Thoughts

Apart from some pret-a-porter techniques to develop metacognition in classrooms, as teachers we can go one step further, moving to a broader level.

Engaging in metacognitive instruction to increase students’ knowledge of cognition means:

  • to teach the importance and benefits of metacognitive thinking;
  • to provide students with opportunities to understand their personal learning style preferences;
  • to increase student cognitive awareness by building declarative, procedural, and conditional knowledge;
  • to explicitly teach, model, and label cognitive and self-regulatory strategies;
  • to establish classroom structures and design lessons that help students understand and build their cognitive awareness.

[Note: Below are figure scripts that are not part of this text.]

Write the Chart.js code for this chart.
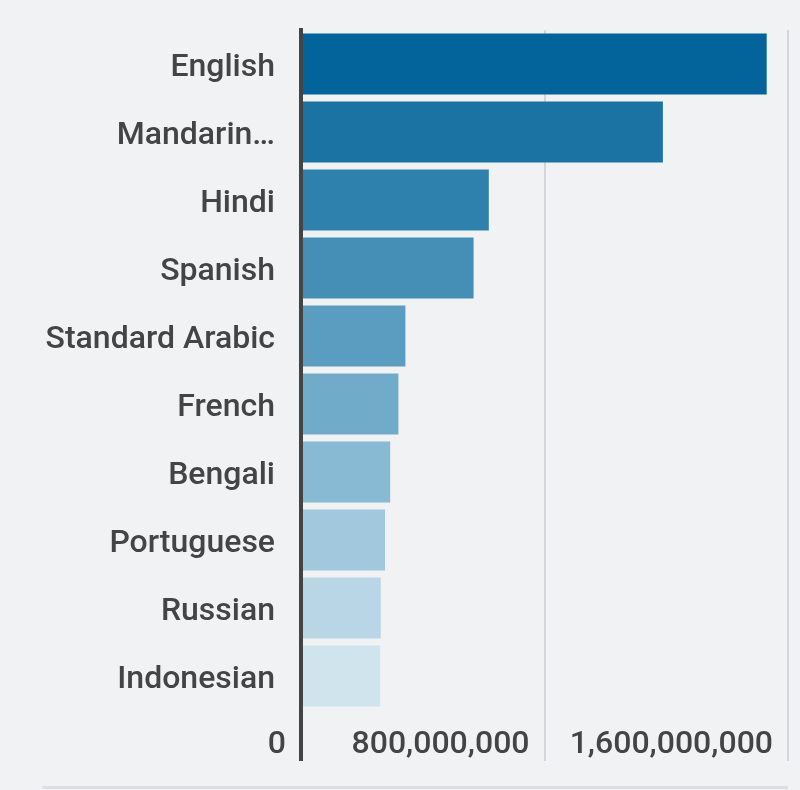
<!DOCTYPE html>
<html>
<head>
<meta charset="utf-8">
<script src="https://cdn.jsdelivr.net/npm/chart.js@4/dist/chart.umd.min.js"></script>
<style>
  html, body { margin: 0; padding: 0; background: #f1f2f4; }
  #wrap { position: relative; width: 800px; height: 790px; }
  #baseLine { position: absolute; left: 42px; top: 786px; width: 746px; height: 0; border-top: 3px solid #dcdee1; }
</style>
</head>
<body>
<div id="wrap">
  <canvas id="langChart" width="800" height="790"></canvas>
  <div id="baseLine"></div>
</div>
<script>
const languages = ['English', 'Mandarin Chinese', 'Hindi', 'Spanish', 'Standard Arabic',
                   'French', 'Bengali', 'Portuguese', 'Russian', 'Indonesian'];
const speakers = [1530000000, 1189000000, 617000000, 567000000, 343000000,
                  320000000, 293000000, 276000000, 262000000, 260000000];
const xTicks = [0, 800000000, 1600000000];

const barColors = ['#02649a', '#1a73a3', '#2e81ad', '#458fb7', '#5b9dc1',
                   '#71abca', '#89bad4', '#a1c8dd', '#b8d6e5', '#d0e4ee'];
const maxLabelChars = 15;

const ctx = document.getElementById('langChart').getContext('2d');

const chart = new Chart(ctx, {
    type: 'bar',
    data: {
        labels: languages,
        datasets: [{
            data: speakers,
            backgroundColor: barColors,
            borderWidth: 0,
            barPercentage: 0.9,
            categoryPercentage: 1
        }]
    },
    options: {
        indexAxis: 'y',
        responsive: false,
        animation: false,
        layout: { padding: { top: 30, right: 12, bottom: 0, left: 0 } },
        plugins: {
            legend: { display: false },
            tooltip: { enabled: false }
        },
        scales: {
            x: {
                min: xTicks[0],
                max: xTicks[xTicks.length - 1],
                afterBuildTicks: scale => {
                    scale.ticks = xTicks.map(v => ({ value: v }));
                },
                afterFit: scale => {
                    scale.height = 80;
                    scale.paddingLeft = 0;
                    scale.paddingRight = 0;
                },
                border: { display: false },
                grid: {
                    color: c => c.tick && c.tick.value === 0 ? '#444' : '#d4d6d9',
                    lineWidth: c => c.tick && c.tick.value === 0 ? 4 : 2,
                    tickLength: 51
                },
                ticks: {
                    align: 'end',
                    labelOffset: -15,
                    padding: -35,
                    maxRotation: 0,
                    color: '#444',
                    font: { family: 'Roboto', size: 32, weight: 500 }
                }
            },
            y: {
                z: 1,
                afterFit: scale => {
                    scale.width = 301;
                    scale.paddingTop = 0;
                    scale.paddingBottom = 0;
                },
                grid: { display: false, drawTicks: false },
                border: { display: true, color: '#444', width: 4 },
                ticks: {
                    padding: 26,
                    labelOffset: 4,
                    color: '#444',
                    font: { family: 'Roboto', size: 32, weight: 500 },
                    callback: function (value) {
                        const label = this.getLabelForValue(value);
                        return label.length > maxLabelChars ? label.split(' ')[0] + '…' : label;
                    }
                }
            }
        }
    }
});
</script>
</body>
</html>
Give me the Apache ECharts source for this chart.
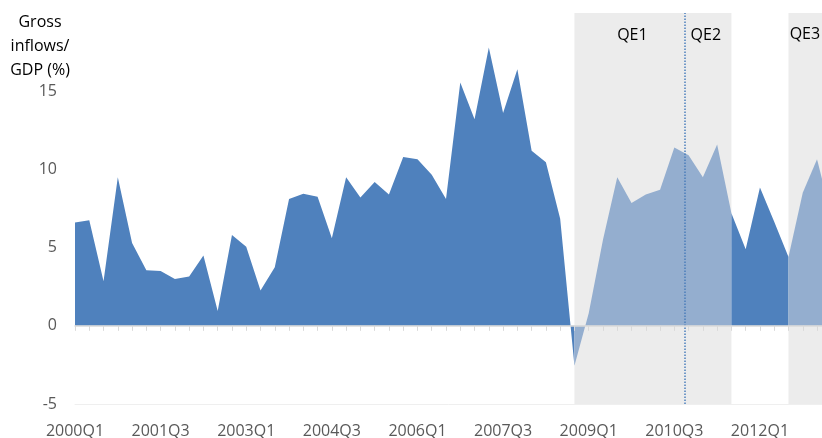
<!DOCTYPE html>
<html>
<head>
<meta charset="utf-8">
<script src="https://cdn.jsdelivr.net/npm/echarts@6/dist/echarts.min.js"></script>
<style>html,body{margin:0;padding:0;background:#fff}#c{width:822px;height:438px}</style>
</head>
<body>
<div id="c"></div>
<script>
// Quarterly gross inflows / GDP (%), 2000Q1 .. 2013Q2 (index 0..53)
const values = [
  6.6, 6.75, 2.85, 9.5, 5.3, 3.55, 3.5, 3.0, 3.15, 4.5,
  0.95, 5.8, 5.05, 2.25, 3.75, 8.1, 8.45, 8.25, 5.6, 9.5,
  8.2, 9.2, 8.4, 10.8, 10.65, 9.65, 8.1, 15.55, 13.2, 17.8,
  13.6, 16.4, 11.2, 10.45, 6.85, -2.55, 0.8, 5.5, 9.5, 7.85,
  8.4, 8.7, 11.4, 10.9, 9.5, 11.6, 7.2, 4.9, 8.85, 6.65,
  4.4, 8.5, 10.65, 7.0
];
const tickLabels = ['2000Q1','2001Q3','2003Q1','2004Q3','2006Q1','2007Q3','2009Q1','2010Q3','2012Q1'];
const tickStep = 6;
// QE windows (quarter indices)
const qeWindows = [[35, 46], [50, 53]];
const qe2Start = 42.7;
const qeNames = ['QE1', 'QE2', 'QE3'];
const yTicks = [-5, 0, 5, 10, 15];

const FONT = 'Open Sans';
const DARK = '#4f81bd';
const LIGHT = '#94aecf';
const lastIdx = values.length - 1;

// build segments: dark outside QE windows, light inside
const segments = [];
let cursor = 0;
qeWindows.forEach(w => {
  if (w[0] > cursor) segments.push({from: cursor, to: w[0], color: DARK});
  segments.push({from: w[0], to: Math.min(w[1], lastIdx), color: LIGHT});
  cursor = w[1];
});
if (cursor < lastIdx) segments.push({from: cursor, to: lastIdx, color: DARK});

const areaSeries = segments.map(s => {
  const d = [];
  for (let i = s.from; i <= s.to; i++) d.push([i, values[i]]);
  return {
    type: 'line', data: d, z: 2, symbol: 'none', showSymbol: false, silent: true,
    lineStyle: {width: 0, color: s.color},
    itemStyle: {color: s.color},
    areaStyle: {color: s.color, opacity: 1}
  };
});

const chart = echarts.init(document.getElementById('c'), null, {renderer: 'canvas'});
chart.setOption({
  animation: false,
  grid: {left: 75, top: 13, bottom: 34, width: 756.3, containLabel: false, outerBoundsMode: 'none'},
  graphic: [{
    type: 'text', x: 40, y: 10,
    style: {text: 'Gross\ninflows/\nGDP (%)', textAlign: 'center', textVerticalAlign: 'top',
      fontSize: 16, lineHeight: 24, fontFamily: FONT, fill: '#000'}
  }],
  xAxis: [
    {
      type: 'value', min: 0, max: lastIdx, interval: 1, position: 'bottom',
      axisLine: {onZero: false, lineStyle: {color: '#efefef', width: 1}},
      axisTick: {show: false}, splitLine: {show: false},
      axisLabel: {
        margin: 19, color: '#595959', fontSize: 16, fontFamily: FONT,
        formatter: v => (v % tickStep === 0 && tickLabels[v / tickStep]) ? tickLabels[v / tickStep] : ''
      }
    },
    {
      type: 'value', min: 0, max: lastIdx, interval: 1, position: 'bottom', z: 5,
      axisLine: {onZero: true, lineStyle: {color: '#d9d9d9', width: 1.5}},
      axisTick: {show: true, length: 5, lineStyle: {color: '#d9d9d9', width: 1}},
      axisLabel: {show: false}, splitLine: {show: false}
    }
  ],
  yAxis: {
    type: 'value', min: -5, max: 20, interval: 5,
    axisLine: {show: false}, axisTick: {show: false}, splitLine: {show: false},
    axisLabel: {
      margin: 18, color: '#595959', fontSize: 16, fontFamily: FONT, padding: [4, 0, 0, 0],
      formatter: v => yTicks.indexOf(v) >= 0 ? String(v) : ''
    }
  },
  series: [
    {
      type: 'line', data: [], z: 1, silent: true,
      markArea: {
        silent: true,
        itemStyle: {color: '#ececec'},
        label: {position: 'insideTop', distance: 14, color: '#000', fontSize: 16, fontFamily: FONT},
        data: [
          [{xAxis: qeWindows[0][0], name: qeNames[0], label: {offset: [3, 0]}}, {xAxis: qe2Start}],
          [{xAxis: qe2Start, name: qeNames[1], label: {offset: [-2, 0]}}, {xAxis: qeWindows[0][1]}],
          [{xAxis: qeWindows[1][0], name: qeNames[2], label: {offset: [-5, -1]}}, {xAxis: qeWindows[1][1]}]
        ]
      }
    },
    ...areaSeries,
    {
      type: 'line', data: [], z: 4, silent: true,
      markLine: {
        silent: true, symbol: 'none', label: {show: false},
        lineStyle: {color: '#4a7ebb', type: 'dotted', width: 1.5},
        data: [{xAxis: qe2Start}]
      }
    }
  ]
});
</script>
</body>
</html>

Engaging students in metacognitive regulation processes for planning, monitoring, controlling, and evaluating includes:

  • planning strategies to help students focus on what needs to be learned and how they will learn it (e.g., goal setting, activating prior knowledge, organizational tools, higher order questioning, etc.);
  • monitoring strategies to help students focus on how they are learning (e.g., self-questioning, thinkalouds, self-assessment, journals, etc.);
  • controlling strategies that help students regulate their learning (e.g., self check-ins, relaxing muscles, positive self-talk, etc.);
  • evaluating strategies that help students consider how effectively they learned (e.g., written prompts, self-reflection tools, exit tickets, etc.).

Create a classroom culture and environment conducive to developing, encouraging, and supporting metacognitive thinking lets:

  • to develop classroom norms that support a climate of optimism, academic risk-taking, and growth mindset;
  • to set high expectations, clear goals, and opportunities for reflective thinking;
  • to model and encourage the use of language that clearly describes thinking;
  • to provide learner-centered rigorous tasks and convey that productive struggle is part of the learning process;
  • to develop a physical environment that promotes and supports metacognition;
  • to allocate time, opportunities, and interactions that promote metacognitive thought.